И вот с лица земли был стерт памятник спасению отечества, памятник народному подвигу, уничтожена работа замечательных живописцев и скульпторов. Не осталось и следа от мраморных плит с 22 тысячами героических имен и датами битв, именами кавалеров высших наград, сведениями о воинских частях. Забегая вперед, скажу, что большинство плит с именами героев Двенадцатого года раздробили, а крошкой посыпали аллеи в московских парках.

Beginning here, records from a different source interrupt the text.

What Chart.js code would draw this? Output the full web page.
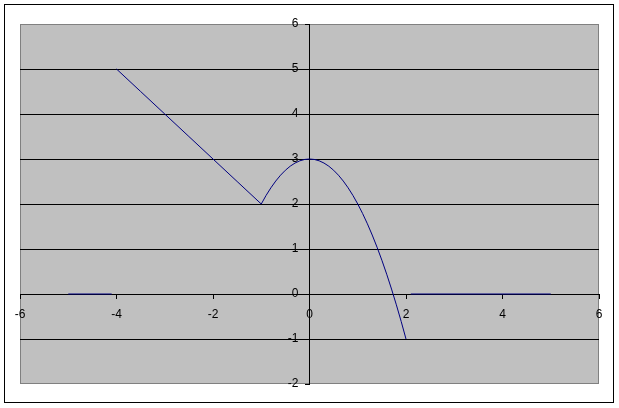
<!DOCTYPE html>
<html>
<head>
<meta charset="utf-8">
<script src="https://cdn.jsdelivr.net/npm/chart.js@4/dist/chart.umd.min.js"></script>
<style>
html,body{margin:0;padding:0;background:#fff;}
canvas{display:block;}
</style>
</head>
<body>
<canvas id="c" width="619" height="408"></canvas>
<script>
// Data
const leftFlatX = [-5, -4.1];
const leftFlatY = [0, 0];
const slopeX = [-4, -3.5, -3, -2.5, -2, -1.5, -1];
const slopeY = [5, 4.5, 4, 3.5, 3, 2.5, 2];
const curveX = [-1, -0.9, -0.8, -0.7, -0.6, -0.5, -0.4, -0.3, -0.2, -0.1, 0, 0.1, 0.2, 0.3, 0.4, 0.5, 0.6, 0.7, 0.8, 0.9, 1, 1.1, 1.2, 1.3, 1.4, 1.5, 1.6, 1.7, 1.8, 1.9, 2];
const curveY = [2, 2.19, 2.36, 2.51, 2.64, 2.75, 2.84, 2.91, 2.96, 2.99, 3, 2.99, 2.96, 2.91, 2.84, 2.75, 2.64, 2.51, 2.36, 2.19, 2, 1.79, 1.56, 1.31, 1.04, 0.75, 0.44, 0.11, -0.24, -0.61, -1];
const rightFlatX = [2.1, 5];
const rightFlatY = [0, 0];
const xTicks = [-6, -4, -2, 0, 2, 4, 6];
const yTicks = [-2, -1, 0, 1, 2, 3, 4, 5, 6];

function pts(xs, ys) { return xs.map((x, i) => ({x: x, y: ys[i]})); }
function ds(xs, ys) {
  return {data: pts(xs, ys), showLine: true, borderColor: '#000080', borderWidth: 1,
          pointRadius: 0, pointHoverRadius: 0, fill: false, tension: 0};
}

const framePlugin = {
  id: 'frame',
  beforeDraw(chart) {
    const ctx = chart.ctx, a = chart.chartArea;
    // place y tick labels to the left of the centred y axis
    const ys = chart.scales.y;
    const x0 = chart.scales.x.getPixelForValue(0);
    ys.getLabelItems().forEach(it => {
      it.options.textAlign = 'right';
      it.options.textBaseline = 'middle';
      it.options.translation = [x0 - 11, ys.getPixelForValue(Number(it.label))];
      it.textOffset = 0;
    });
    ctx.save();
    ctx.fillStyle = '#ffffff';
    ctx.fillRect(0, 0, chart.width, chart.height);
    ctx.strokeStyle = '#000000';
    ctx.lineWidth = 1;
    ctx.strokeRect(4.5, 4.5, 609, 398);
    ctx.fillStyle = '#c0c0c0';
    ctx.fillRect(a.left, a.top, a.right - a.left, a.bottom - a.top);
    ctx.strokeStyle = '#808080';
    ctx.strokeRect(a.left + 0.5, a.top + 0.5, a.right - a.left - 1, a.bottom - a.top - 1);
    ctx.restore();
  }
};

new Chart(document.getElementById('c'), {
  type: 'scatter',
  data: { datasets: [ds(leftFlatX, leftFlatY), ds(slopeX, slopeY), ds(curveX, curveY), ds(rightFlatX, rightFlatY)] },
  options: {
    responsive: false,
    animation: false,
    events: [],
    layout: { padding: { left: 20, top: 24, right: 20, bottom: 24 } },
    plugins: { legend: { display: false }, tooltip: { enabled: false } },
    scales: {
      x: {
        type: 'linear', position: { y: 0 }, min: -6, max: 6,
        afterBuildTicks(s) { s.ticks = xTicks.map(v => ({value: v})); },
        grid: { drawOnChartArea: false, drawTicks: true, tickLength: 4, color: '#000', tickColor: '#000' },
        border: { display: true, color: '#000', width: 1 },
        ticks: { color: '#000', font: { family: 'Liberation Sans', size: 12 }, padding: 9, maxRotation: 0, autoSkip: false }
      },
      y: {
        type: 'linear', position: { x: 0 }, min: -2, max: 6,
        afterBuildTicks(s) { s.ticks = yTicks.map(v => ({value: v})); },
        grid: { drawOnChartArea: true, drawTicks: true, tickLength: 4,
                color: c => (c.tick && (c.tick.value === 6 || c.tick.value === -2)) ? 'rgba(0,0,0,0)' : '#000',
                tickColor: '#000' },
        border: { display: true, color: '#000', width: 1 },
        ticks: { color: '#000', font: { family: 'Liberation Sans', size: 12 }, padding: 8, autoSkip: false }
      }
    }
  },
  plugins: [framePlugin]
});
</script>
</body>
</html>
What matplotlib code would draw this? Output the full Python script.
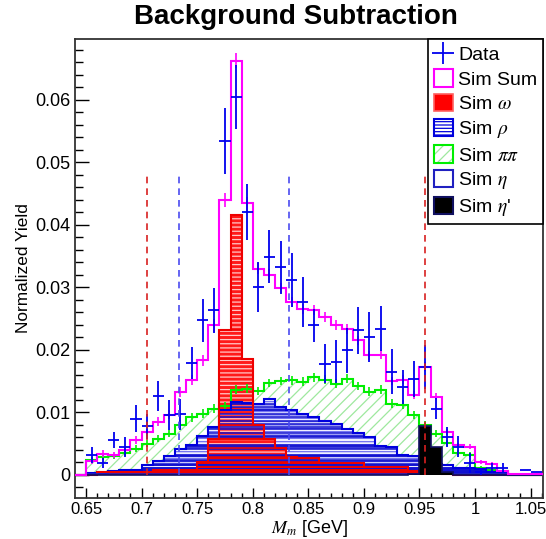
import numpy as np
import matplotlib.pyplot as plt
from matplotlib.patches import Patch
from matplotlib.lines import Line2D
from matplotlib.ticker import MultipleLocator

plt.rcParams['font.family'] = ['Liberation Sans', 'DejaVu Sans']
plt.rcParams['mathtext.fontset'] = 'stix'
plt.rcParams['hatch.linewidth'] = 0.9

# 10 MeV bins from 0.64 to 1.06 GeV
bin_lo = 0.64
bin_w = 0.01

data_y = [np.nan, 0.0032, 0.0019, 0.0056, 0.0045, 0.0090, 0.0078, 0.0126, 0.0096, 0.0097,
          0.0179, 0.0247, 0.0263, 0.0534, 0.0604, 0.0420, 0.0300, 0.0349, 0.0332, 0.0312,
          0.0276, 0.0239, 0.0178, 0.0181, 0.0199, 0.0231, 0.0221, 0.0234, 0.0165, 0.0141,
          0.0153, 0.0173, 0.0106, 0.0061, 0.0045, 0.0019, 0.0005, 0.0011, 0.0011, np.nan,
          0.0008, 0.0004]
data_err = [np.nan, 0.0013, 0.0008, 0.0013, 0.0016, 0.0021, 0.0020, 0.0024, 0.0024, 0.0025,
            0.0025, 0.0034, 0.0036, 0.0053, 0.0051, 0.0045, 0.0040, 0.0042, 0.0042, 0.0043,
            0.0040, 0.0027, 0.0031, 0.0034, 0.0036, 0.0037, 0.0040, 0.0036, 0.0036, 0.0027,
            0.0029, 0.0035, 0.0017, 0.0016, 0.0017, 0.0016, 0.0006, 0.0008, 0.0008, np.nan,
            0.0, 0.0]

sim_sum = [0.0, 0.0022, 0.0034, 0.0032, 0.0040, 0.0056, 0.0068, 0.0085, 0.0096, 0.0133,
           0.0152, 0.0183, 0.0239, 0.0439, 0.0662, 0.0434, 0.0330, 0.0320, 0.0299, 0.0277,
           0.0266, 0.0263, 0.0252, 0.0240, 0.0234, 0.0215, 0.0191, 0.0192, 0.0150, 0.0152,
           0.0128, 0.0173, 0.0125, 0.0069, 0.0047, 0.0045, 0.0020, 0.0018, 0.0006, 0.0002,
           0.0002, 0.0002]
sum_err = [0.0, 0.0004, 0.0005, 0.0005, 0.0005, 0.0006, 0.0006, 0.0007, 0.0007, 0.0008,
           0.0008, 0.0009, 0.0010, 0.0011, 0.0012, 0.0011, 0.0009, 0.0009, 0.0008, 0.0008,
           0.0008, 0.0008, 0.0008, 0.0008, 0.0008, 0.0007, 0.0007, 0.0007, 0.0007, 0.0007,
           0.0006, 0.0007, 0.0006, 0.0005, 0.0004, 0.0004, 0.0003, 0.0003, 0.0002, 0.0001,
           0.0001, 0.0001]

omega = [0.0, 0.0, 0.0004, 0.0004, 0.0004, 0.0004, 0.0004, 0.0008, 0.0008, 0.0008,
         0.0008, 0.0021, 0.0057, 0.0231, 0.0415, 0.0186, 0.0080, 0.0057, 0.0043, 0.0029,
         0.0027, 0.0027, 0.0019, 0.0019, 0.0019, 0.0019, 0.0013, 0.0013, 0.0013, 0.0013,
         0.0006, 0.0003, 0.0003, 0.0002, 0.0, 0.0, 0.0, 0.0, 0.0, 0.0,
         0.0, 0.0]

rho = [0.0, 0.0003, 0.0003, 0.0006, 0.0008, 0.0008, 0.0015, 0.0022, 0.0030, 0.0041,
       0.0048, 0.0062, 0.0076, 0.0104, 0.0117, 0.0115, 0.0114, 0.0121, 0.0108, 0.0104,
       0.0098, 0.0092, 0.0086, 0.0081, 0.0074, 0.0067, 0.0060, 0.0046, 0.0044, 0.0031,
       0.0030, 0.0024, 0.0018, 0.0015, 0.0011, 0.0011, 0.0010, 0.0005, 0.0005, 0.0,
       0.0, 0.0]

pipi = [0.0, 0.0024, 0.0028, 0.0030, 0.0035, 0.0042, 0.0050, 0.0058, 0.0066, 0.0080,
        0.0092, 0.0098, 0.0106, 0.0110, 0.0136, 0.0138, 0.0134, 0.0147, 0.0150, 0.0151,
        0.0149, 0.0156, 0.0152, 0.0146, 0.0154, 0.0142, 0.0133, 0.0136, 0.0114, 0.0112,
        0.0096, 0.0080, 0.0066, 0.0051, 0.0035, 0.0032, 0.0011, 0.0008, 0.0006, 0.0,
        0.0, 0.0]
pipi_err = [0.0, 0.0004, 0.0004, 0.0004, 0.0005, 0.0005, 0.0006, 0.0006, 0.0006, 0.0007,
            0.0007, 0.0007, 0.0007, 0.0007, 0.0007, 0.0007, 0.0007, 0.0007, 0.0007, 0.0007,
            0.0007, 0.0007, 0.0007, 0.0007, 0.0007, 0.0007, 0.0007, 0.0007, 0.0007, 0.0007,
            0.0006, 0.0006, 0.0005, 0.0005, 0.0004, 0.0004, 0.0003, 0.0003, 0.0002, 0.0,
            0.0, 0.0]

eta = [0.0, 0.0001, 0.0001, 0.0001, 0.0001, 0.0001, 0.0001, 0.0002, 0.0002, 0.0002,
       0.0002, 0.0002, 0.0002, 0.0002, 0.0002, 0.0002, 0.0002, 0.0002, 0.0002, 0.0002,
       0.0002, 0.0002, 0.0002, 0.0002, 0.0002, 0.0002, 0.0002, 0.0002, 0.0002, 0.0002,
       0.0002, 0.0002, 0.0002, 0.0001, 0.0001, 0.0001, 0.0001, 0.0001, 0.0, 0.0,
       0.0, 0.0]

eta_prime = [0.0, 0.0, 0.0, 0.0, 0.0, 0.0, 0.0, 0.0, 0.0, 0.0,
             0.0, 0.0, 0.0, 0.0, 0.0, 0.0, 0.0, 0.0, 0.0, 0.0,
             0.0, 0.0, 0.0, 0.0, 0.0, 0.0, 0.0, 0.0, 0.0, 0.0,
             0.0002, 0.0078, 0.0044, 0.0005, 0.0, 0.0, 0.0, 0.0, 0.0, 0.0,
             0.0, 0.0]

red_cuts = [0.705, 0.955]
blue_cuts = [0.7335, 0.833]
cut_top = 0.0484

edges = bin_lo + bin_w * np.arange(len(sim_sum) + 1)
centers = edges[:-1] + bin_w / 2


def layer_lines(ax, vals, color, lw):
    # ROOT-like nested outlines: one level line per bin height
    v = np.asarray(vals)
    for i, h in enumerate(v):
        if h <= 0:
            continue
        a = i
        while a > 0 and v[a - 1] >= h:
            a -= 1
        b = i
        while b < len(v) - 1 and v[b + 1] >= h:
            b += 1
        ax.hlines(h, edges[a], edges[b + 1], color=color, lw=lw, zorder=4)


fig = plt.figure(figsize=(5.46, 5.39), dpi=100)
ax = fig.add_axes([75 / 546, 1 - 498 / 539, 468 / 546, 459 / 539])

# pi pi
ax.stairs(pipi, edges, fill=True, facecolor='white', edgecolor='#9ee89e', hatch='///', lw=0, zorder=2)
ax.stairs(pipi, edges, color='#00ee00', lw=1.5, zorder=5)
ax.errorbar(centers, pipi, yerr=pipi_err, fmt='none', ecolor='#00ee00', elinewidth=1.2, zorder=5)

# rho
ax.stairs(rho, edges, fill=True, facecolor='#f0f0ff', edgecolor='#7070f0', hatch='-----', lw=0, zorder=3)
layer_lines(ax, rho, '#1010d0', 1.1)
ax.stairs(rho, edges, color='#0000dd', lw=1.5, zorder=5)

# omega
ax.stairs(omega, edges, fill=True, facecolor='#ff1a1a', edgecolor='#ffc8c8', hatch='----', lw=0, zorder=3.5)
layer_lines(ax, omega, '#ee0000', 1.1)
ax.stairs(omega, edges, color='#ee0000', lw=1.5, zorder=5)

# eta, eta'
ax.stairs(eta, edges, color='#2020c0', lw=1.2, zorder=5)
ax.stairs(eta_prime, edges, fill=True, facecolor='black', edgecolor='#101060', lw=1.2, zorder=6)

# sum
ax.stairs(sim_sum, edges, color='#ff00ff', lw=1.5, zorder=6)
ax.errorbar(centers, sim_sum, yerr=sum_err, fmt='none', ecolor='#ff00ff', elinewidth=1.2, zorder=6)

# data
ax.errorbar(centers, data_y, yerr=data_err, xerr=bin_w / 2, fmt='none', ecolor='#0000ee',
            elinewidth=1.3, capsize=0, zorder=7)

ax.vlines(red_cuts, 0, cut_top, colors='#d82020', linestyles=(0, (4, 3)), lw=1.2, zorder=8)
ax.vlines(blue_cuts, 0, cut_top, colors='#4a4af0', linestyles=(0, (4, 3)), lw=1.2, zorder=8)

ax.set_xlim(0.6401, 1.0611)
ax.set_ylim(-0.0037, 0.0697)
ax.xaxis.set_minor_locator(MultipleLocator(0.01))
ax.yaxis.set_minor_locator(MultipleLocator(0.002))
ax.set_xticks(np.arange(0.65, 1.051, 0.05))
ax.set_xticklabels(['0.65', '0.7', '0.75', '0.8', '0.85', '0.9', '0.95', '1', '1.05'])
ax.set_yticks(np.arange(0, 0.061, 0.01))
ax.set_yticklabels(['0', '0.01', '0.02', '0.03', '0.04', '0.05', '0.06'])
ax.tick_params(axis='x', which='major', direction='in', length=7, width=1, labelsize=12, pad=3)
ax.tick_params(axis='x', which='minor', direction='in', length=3.5, width=1)
ax.tick_params(axis='y', which='major', direction='in', length=10, width=1, labelsize=13, pad=3)
ax.tick_params(axis='y', which='minor', direction='in', length=5.5, width=1)
for s in ax.spines.values():
    s.set_linewidth(1.3)
    s.set_color('#333333')

ax.set_ylabel('Normalized Yield', fontsize=12.4)
ax.yaxis.set_label_coords(-0.095, 0.5)
ax.set_xlabel(r'$\mathit{M_{m}}$ [GeV]', fontsize=13)
ax.xaxis.set_label_coords(0.5, -0.067)
ax.xaxis.label.set_va('center')

fig.text(296 / 546, 1 - 17 / 539, 'Background Subtraction', ha='center', va='center',
         fontsize=20, fontweight='bold')

handles = [
    Line2D([], [], color='#0000ee', marker='+', ms=16, mew=1.3, ls='none'),
    Patch(facecolor='white', edgecolor='#ff00ff', lw=1.5),
    Patch(facecolor='#ff0000', edgecolor='#ff6060', lw=1.2),
    Patch(facecolor='white', edgecolor='#0000dd', hatch='-----', lw=1.5),
    (Patch(facecolor='white', edgecolor='#9ee89e', hatch='///', lw=0),
     Patch(facecolor='none', edgecolor='#00ee00', lw=1.5)),
    Patch(facecolor='white', edgecolor='#2020c0', lw=1.5),
    Patch(facecolor='black', edgecolor='#101060', lw=1.5),
]
labels = ['Data', 'Sim Sum', r'Sim $\omega$', r'Sim $\rho$', r'Sim $\pi\pi$', r'Sim $\eta$',
          r"Sim $\eta$'"]
leg = ax.legend(handles, labels, loc='upper right', bbox_to_anchor=(1.0, 1.0), fontsize=14,
                frameon=True, fancybox=False, edgecolor='black', framealpha=1,
                borderaxespad=0, borderpad=0.3, handlelength=1.0, handleheight=1.0,
                handletextpad=0.25, labelspacing=0.27)
leg.get_frame().set_linewidth(1.2)
leg.set_zorder(10)

fig.savefig('out.png', dpi=100)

И ради чего? Ради Дворца Советов? Допустим. Для большевиков эта вавилонская башня была важна как символ их торжества. Но кто же ставит подобное, по сути, в низине? Это храму хорошо стоять у реки, но башнями венчают холмы. У большевиков было на выбор несколько холмов близ городского центра. В Москве есть Таганский холм, есть Сретенский холм, нависающий над Трубной площадью, есть холм между Хитровым рынком и Хохловским переулком, его добрым тихим словом поминают выпускники автошколы, сдававшие здесь экзамен на права. Дворец Советов на любом из них не подавлял бы Кремль своим соседством так безжалостно, как это бросается в глаза на масштабных рисунках и макетах 30-х годов.
Разбор храма, у которого толщина стен превышала три метра, была адской задачей. Вот подпись под одним из снимков: «Лом кладку не берет, надо по одному кирпичу дробить в порошок и бить зубилом». Пояснение: «Попытка разбирать храм вручную по настоянию начальника Строительного управления при ЦИК СССР архитектора Крюкова». И заключение с намеком на вредительство Крюкова: «Группой отсталого в техническом отношении инженерного персонала было высказано опасение, что взрывной метод обрушит не только храм, но и все окружающее. Вследствие поднятой ими паники были произведены пробы разборки храма вручную, давшие отрицательный результат».
В итоге храм был разрушен в декабре 1931 г. серией взрывов, задокументированных на 15 фотографиях альбома.
Так совпало, что вскоре после этого взрыва хлебосеющие районы СССР накрыл страшный смертоносный голод, длившийся два года, и многие восприняли его как кару за убиение обетного храма. А зодчий Крюков Михаил Васильевич кончил свои дни в солнечной Воркуте. Правда, замели его лишь семь лет спустя. Как рассказывал покойный академик архитектуры Андрей Косинский, знакомый мне по Ташкенту, в НКВД кого-то задним числом осенило, что настаивая на разборке храма вручную, вредитель Крюков, видимо, надеялся, что задачу сочтут невыполнимой и храм оставят в покое.
Когда мы долистали альбом до конца, я уже знал, что не успокоюсь, пока не напишу об этом книгу – сразу с расчетом на издание за кордоном и под псевдонимом. Но даже если это не сбудется и мой труд останется самиздатовским гласом вопиющего в пустыне, не принять этот вызов я посчитал бы для себя бесчестием.